** Begin **
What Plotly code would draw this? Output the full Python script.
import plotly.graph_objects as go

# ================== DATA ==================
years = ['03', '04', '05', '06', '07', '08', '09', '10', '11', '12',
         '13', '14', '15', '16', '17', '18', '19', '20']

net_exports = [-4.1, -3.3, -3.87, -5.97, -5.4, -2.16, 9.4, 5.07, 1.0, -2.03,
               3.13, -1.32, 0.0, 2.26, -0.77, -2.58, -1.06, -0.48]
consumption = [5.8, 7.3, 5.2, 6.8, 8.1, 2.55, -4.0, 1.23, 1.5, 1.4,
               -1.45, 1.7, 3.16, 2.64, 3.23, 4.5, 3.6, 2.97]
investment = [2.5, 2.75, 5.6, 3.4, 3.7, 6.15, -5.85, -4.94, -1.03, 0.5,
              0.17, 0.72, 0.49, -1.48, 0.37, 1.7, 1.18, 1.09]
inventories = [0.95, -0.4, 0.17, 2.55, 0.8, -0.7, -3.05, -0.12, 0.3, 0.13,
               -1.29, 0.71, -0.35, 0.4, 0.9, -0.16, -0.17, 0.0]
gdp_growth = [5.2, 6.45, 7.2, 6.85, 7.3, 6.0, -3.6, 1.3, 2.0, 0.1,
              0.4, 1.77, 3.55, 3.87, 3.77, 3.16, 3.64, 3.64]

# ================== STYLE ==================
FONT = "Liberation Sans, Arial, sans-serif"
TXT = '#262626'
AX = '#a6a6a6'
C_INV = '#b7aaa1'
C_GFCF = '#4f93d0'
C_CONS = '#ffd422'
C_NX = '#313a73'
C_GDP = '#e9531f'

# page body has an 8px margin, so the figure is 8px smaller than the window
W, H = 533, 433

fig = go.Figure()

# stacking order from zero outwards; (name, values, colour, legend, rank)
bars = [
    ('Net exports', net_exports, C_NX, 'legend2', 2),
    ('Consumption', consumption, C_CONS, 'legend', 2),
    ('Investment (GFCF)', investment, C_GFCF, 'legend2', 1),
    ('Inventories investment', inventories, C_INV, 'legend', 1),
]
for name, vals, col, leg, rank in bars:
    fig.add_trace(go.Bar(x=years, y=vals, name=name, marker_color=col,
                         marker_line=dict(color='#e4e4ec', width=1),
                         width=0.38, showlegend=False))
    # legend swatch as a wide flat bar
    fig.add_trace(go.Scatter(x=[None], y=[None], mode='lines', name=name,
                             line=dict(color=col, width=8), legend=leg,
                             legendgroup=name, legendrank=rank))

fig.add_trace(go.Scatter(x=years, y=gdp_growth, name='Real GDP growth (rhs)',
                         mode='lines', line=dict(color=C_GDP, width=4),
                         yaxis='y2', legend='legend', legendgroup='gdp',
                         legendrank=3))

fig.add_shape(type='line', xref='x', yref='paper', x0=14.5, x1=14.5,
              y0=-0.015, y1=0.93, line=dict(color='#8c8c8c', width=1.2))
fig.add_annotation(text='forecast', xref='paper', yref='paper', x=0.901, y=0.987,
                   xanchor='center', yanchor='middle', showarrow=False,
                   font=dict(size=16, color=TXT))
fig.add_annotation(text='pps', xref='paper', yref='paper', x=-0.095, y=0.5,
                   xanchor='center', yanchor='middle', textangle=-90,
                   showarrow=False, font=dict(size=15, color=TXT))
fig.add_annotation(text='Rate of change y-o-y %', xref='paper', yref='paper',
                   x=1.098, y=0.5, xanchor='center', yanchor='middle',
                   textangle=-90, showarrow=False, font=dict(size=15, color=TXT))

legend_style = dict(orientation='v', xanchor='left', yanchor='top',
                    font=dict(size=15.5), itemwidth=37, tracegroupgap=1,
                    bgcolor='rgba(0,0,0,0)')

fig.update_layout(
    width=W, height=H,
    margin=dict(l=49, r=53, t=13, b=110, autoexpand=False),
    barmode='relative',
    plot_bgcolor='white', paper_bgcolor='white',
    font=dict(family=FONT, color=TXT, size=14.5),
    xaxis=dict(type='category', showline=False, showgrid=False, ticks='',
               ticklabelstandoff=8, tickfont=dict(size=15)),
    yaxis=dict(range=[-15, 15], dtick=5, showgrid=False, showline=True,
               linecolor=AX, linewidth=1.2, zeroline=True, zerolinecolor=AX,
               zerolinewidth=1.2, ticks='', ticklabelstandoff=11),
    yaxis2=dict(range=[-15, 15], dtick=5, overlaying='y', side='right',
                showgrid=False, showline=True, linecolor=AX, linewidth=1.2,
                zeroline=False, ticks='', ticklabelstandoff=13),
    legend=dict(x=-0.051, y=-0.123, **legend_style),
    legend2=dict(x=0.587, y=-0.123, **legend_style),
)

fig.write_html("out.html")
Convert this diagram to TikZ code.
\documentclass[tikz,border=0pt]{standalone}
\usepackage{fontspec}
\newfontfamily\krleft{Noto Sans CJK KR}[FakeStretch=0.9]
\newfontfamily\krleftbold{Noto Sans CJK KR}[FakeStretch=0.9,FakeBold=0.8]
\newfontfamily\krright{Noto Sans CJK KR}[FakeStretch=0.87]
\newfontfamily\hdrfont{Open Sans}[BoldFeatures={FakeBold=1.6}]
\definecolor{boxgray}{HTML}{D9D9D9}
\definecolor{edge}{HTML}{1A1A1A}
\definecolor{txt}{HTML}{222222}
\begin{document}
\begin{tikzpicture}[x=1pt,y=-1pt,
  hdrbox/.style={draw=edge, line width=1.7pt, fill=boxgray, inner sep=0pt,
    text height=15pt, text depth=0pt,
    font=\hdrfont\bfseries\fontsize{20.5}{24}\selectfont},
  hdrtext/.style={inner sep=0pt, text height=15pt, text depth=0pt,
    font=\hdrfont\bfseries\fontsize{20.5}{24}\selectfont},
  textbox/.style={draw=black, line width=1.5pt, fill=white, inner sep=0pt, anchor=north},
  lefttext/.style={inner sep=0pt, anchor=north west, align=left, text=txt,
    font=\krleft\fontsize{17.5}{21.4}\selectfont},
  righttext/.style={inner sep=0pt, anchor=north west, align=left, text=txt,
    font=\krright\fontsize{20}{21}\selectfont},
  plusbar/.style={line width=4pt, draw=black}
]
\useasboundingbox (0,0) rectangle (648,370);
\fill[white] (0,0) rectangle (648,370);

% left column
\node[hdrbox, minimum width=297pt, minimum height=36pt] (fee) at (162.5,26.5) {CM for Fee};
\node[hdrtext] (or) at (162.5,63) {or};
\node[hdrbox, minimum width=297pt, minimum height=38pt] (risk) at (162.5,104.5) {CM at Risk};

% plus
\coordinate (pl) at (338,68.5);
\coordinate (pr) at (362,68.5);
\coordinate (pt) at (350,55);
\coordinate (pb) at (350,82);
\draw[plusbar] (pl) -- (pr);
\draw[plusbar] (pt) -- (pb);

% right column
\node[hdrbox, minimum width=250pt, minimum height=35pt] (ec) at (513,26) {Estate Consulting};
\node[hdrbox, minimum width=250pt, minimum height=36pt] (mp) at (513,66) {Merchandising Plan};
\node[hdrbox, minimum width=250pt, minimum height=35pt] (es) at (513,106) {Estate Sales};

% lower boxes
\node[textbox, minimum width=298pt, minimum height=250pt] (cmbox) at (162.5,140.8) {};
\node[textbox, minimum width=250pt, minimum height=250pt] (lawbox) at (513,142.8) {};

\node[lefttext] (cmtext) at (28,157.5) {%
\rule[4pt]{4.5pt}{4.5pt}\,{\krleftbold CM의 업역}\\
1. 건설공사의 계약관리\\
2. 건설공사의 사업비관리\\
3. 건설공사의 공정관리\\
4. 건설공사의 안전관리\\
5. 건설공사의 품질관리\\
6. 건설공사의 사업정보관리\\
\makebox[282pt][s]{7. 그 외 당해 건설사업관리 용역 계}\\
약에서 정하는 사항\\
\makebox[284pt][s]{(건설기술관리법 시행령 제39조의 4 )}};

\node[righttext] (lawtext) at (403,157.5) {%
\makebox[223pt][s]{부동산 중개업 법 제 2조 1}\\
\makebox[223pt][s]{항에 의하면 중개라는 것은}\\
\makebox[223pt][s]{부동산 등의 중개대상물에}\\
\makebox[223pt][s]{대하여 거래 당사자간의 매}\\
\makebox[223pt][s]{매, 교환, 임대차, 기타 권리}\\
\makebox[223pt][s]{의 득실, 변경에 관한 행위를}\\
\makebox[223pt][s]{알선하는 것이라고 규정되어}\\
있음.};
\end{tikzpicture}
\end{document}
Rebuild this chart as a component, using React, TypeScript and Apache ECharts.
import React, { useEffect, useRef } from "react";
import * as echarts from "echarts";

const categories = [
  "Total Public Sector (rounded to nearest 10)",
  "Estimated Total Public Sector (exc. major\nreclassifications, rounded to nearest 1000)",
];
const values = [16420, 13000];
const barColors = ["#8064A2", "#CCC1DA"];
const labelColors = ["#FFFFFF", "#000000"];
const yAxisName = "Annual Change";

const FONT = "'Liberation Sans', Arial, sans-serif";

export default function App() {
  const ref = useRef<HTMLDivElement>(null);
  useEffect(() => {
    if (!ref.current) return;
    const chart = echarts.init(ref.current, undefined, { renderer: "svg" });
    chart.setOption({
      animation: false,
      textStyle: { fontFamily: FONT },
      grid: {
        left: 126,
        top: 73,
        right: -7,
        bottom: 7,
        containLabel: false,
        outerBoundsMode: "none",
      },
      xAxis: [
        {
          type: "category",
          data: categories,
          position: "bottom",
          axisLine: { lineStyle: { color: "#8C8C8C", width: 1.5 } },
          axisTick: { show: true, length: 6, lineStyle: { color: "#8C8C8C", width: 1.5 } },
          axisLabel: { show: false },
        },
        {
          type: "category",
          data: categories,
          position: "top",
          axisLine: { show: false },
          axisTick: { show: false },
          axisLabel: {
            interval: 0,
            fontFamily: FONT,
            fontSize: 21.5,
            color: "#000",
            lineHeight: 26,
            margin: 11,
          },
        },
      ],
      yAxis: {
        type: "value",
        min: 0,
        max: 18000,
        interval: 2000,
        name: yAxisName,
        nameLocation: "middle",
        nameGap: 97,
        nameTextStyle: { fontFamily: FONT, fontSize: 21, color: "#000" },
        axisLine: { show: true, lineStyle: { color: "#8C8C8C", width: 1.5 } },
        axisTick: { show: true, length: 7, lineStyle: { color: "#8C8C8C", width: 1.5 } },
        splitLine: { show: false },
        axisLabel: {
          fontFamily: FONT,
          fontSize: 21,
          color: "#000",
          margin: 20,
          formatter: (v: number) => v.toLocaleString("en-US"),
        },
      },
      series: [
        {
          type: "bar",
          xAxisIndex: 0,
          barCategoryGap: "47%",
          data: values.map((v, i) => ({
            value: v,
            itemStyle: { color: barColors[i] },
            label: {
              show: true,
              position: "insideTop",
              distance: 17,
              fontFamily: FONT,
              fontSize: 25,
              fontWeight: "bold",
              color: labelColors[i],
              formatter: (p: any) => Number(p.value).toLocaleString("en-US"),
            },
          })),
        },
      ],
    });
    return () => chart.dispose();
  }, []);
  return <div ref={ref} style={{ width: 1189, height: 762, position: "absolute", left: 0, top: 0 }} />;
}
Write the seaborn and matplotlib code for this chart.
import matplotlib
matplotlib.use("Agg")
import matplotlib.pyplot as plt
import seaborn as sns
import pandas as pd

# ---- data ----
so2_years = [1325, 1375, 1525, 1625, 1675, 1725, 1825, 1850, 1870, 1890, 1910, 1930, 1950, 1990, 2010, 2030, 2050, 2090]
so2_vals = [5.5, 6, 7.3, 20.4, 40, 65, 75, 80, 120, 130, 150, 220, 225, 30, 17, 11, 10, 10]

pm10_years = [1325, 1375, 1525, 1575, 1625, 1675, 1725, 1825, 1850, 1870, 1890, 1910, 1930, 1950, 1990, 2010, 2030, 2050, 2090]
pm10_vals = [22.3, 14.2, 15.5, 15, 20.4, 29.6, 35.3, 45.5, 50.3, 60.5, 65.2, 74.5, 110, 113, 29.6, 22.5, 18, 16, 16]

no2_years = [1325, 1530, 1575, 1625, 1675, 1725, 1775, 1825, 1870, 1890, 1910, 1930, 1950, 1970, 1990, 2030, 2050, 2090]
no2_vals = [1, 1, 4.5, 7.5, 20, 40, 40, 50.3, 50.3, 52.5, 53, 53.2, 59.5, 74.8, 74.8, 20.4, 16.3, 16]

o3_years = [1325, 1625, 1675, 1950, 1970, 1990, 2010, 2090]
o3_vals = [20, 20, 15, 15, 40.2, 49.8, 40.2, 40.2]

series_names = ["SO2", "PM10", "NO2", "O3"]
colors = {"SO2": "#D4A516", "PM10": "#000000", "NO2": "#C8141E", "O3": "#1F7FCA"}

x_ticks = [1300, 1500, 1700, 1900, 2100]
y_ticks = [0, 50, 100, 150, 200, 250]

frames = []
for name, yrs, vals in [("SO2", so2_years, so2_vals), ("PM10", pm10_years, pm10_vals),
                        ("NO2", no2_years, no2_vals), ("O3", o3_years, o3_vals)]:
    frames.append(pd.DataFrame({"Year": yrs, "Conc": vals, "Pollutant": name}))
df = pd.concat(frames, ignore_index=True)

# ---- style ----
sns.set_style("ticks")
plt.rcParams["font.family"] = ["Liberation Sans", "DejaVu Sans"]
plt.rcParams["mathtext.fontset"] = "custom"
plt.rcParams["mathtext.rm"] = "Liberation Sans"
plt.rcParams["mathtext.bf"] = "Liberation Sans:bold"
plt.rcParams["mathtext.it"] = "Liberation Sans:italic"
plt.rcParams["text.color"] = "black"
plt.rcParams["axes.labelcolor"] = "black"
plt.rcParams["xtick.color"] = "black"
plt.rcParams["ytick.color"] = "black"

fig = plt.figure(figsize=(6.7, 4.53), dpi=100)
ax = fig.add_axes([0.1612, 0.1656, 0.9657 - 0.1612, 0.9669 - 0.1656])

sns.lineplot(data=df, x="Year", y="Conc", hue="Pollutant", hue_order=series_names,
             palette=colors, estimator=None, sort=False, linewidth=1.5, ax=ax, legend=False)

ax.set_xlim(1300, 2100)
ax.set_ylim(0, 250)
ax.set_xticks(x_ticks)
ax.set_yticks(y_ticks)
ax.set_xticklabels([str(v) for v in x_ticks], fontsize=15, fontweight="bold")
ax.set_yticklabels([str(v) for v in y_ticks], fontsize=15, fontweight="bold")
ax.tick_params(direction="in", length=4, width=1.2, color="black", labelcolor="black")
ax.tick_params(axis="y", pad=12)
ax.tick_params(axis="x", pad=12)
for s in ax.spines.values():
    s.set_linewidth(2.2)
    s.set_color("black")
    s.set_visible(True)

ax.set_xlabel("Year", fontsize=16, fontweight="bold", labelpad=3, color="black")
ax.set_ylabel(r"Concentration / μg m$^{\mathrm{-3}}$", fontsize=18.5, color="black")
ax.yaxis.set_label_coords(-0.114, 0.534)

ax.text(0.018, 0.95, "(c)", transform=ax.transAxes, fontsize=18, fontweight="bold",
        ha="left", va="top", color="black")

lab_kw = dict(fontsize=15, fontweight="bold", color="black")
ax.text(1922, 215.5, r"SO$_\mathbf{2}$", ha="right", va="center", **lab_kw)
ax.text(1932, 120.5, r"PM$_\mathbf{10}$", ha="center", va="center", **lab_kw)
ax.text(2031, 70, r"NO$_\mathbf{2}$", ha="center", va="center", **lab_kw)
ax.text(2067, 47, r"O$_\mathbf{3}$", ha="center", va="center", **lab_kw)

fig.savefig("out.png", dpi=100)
** End **
TASK TO CARRY OUT: Your output should consist solely of the lines from the beginning of the entries through the line containing "fig = go.Figure()", reproduced exactly.

ANSWER TO THE EXERCISE:
What Plotly code would draw this? Output the full Python script.
import plotly.graph_objects as go

# ================== DATA ==================
years = ['03', '04', '05', '06', '07', '08', '09', '10', '11', '12',
         '13', '14', '15', '16', '17', '18', '19', '20']

net_exports = [-4.1, -3.3, -3.87, -5.97, -5.4, -2.16, 9.4, 5.07, 1.0, -2.03,
               3.13, -1.32, 0.0, 2.26, -0.77, -2.58, -1.06, -0.48]
consumption = [5.8, 7.3, 5.2, 6.8, 8.1, 2.55, -4.0, 1.23, 1.5, 1.4,
               -1.45, 1.7, 3.16, 2.64, 3.23, 4.5, 3.6, 2.97]
investment = [2.5, 2.75, 5.6, 3.4, 3.7, 6.15, -5.85, -4.94, -1.03, 0.5,
              0.17, 0.72, 0.49, -1.48, 0.37, 1.7, 1.18, 1.09]
inventories = [0.95, -0.4, 0.17, 2.55, 0.8, -0.7, -3.05, -0.12, 0.3, 0.13,
               -1.29, 0.71, -0.35, 0.4, 0.9, -0.16, -0.17, 0.0]
gdp_growth = [5.2, 6.45, 7.2, 6.85, 7.3, 6.0, -3.6, 1.3, 2.0, 0.1,
              0.4, 1.77, 3.55, 3.87, 3.77, 3.16, 3.64, 3.64]

# ================== STYLE ==================
FONT = "Liberation Sans, Arial, sans-serif"
TXT = '#262626'
AX = '#a6a6a6'
C_INV = '#b7aaa1'
C_GFCF = '#4f93d0'
C_CONS = '#ffd422'
C_NX = '#313a73'
C_GDP = '#e9531f'

# page body has an 8px margin, so the figure is 8px smaller than the window
W, H = 533, 433

fig = go.Figure()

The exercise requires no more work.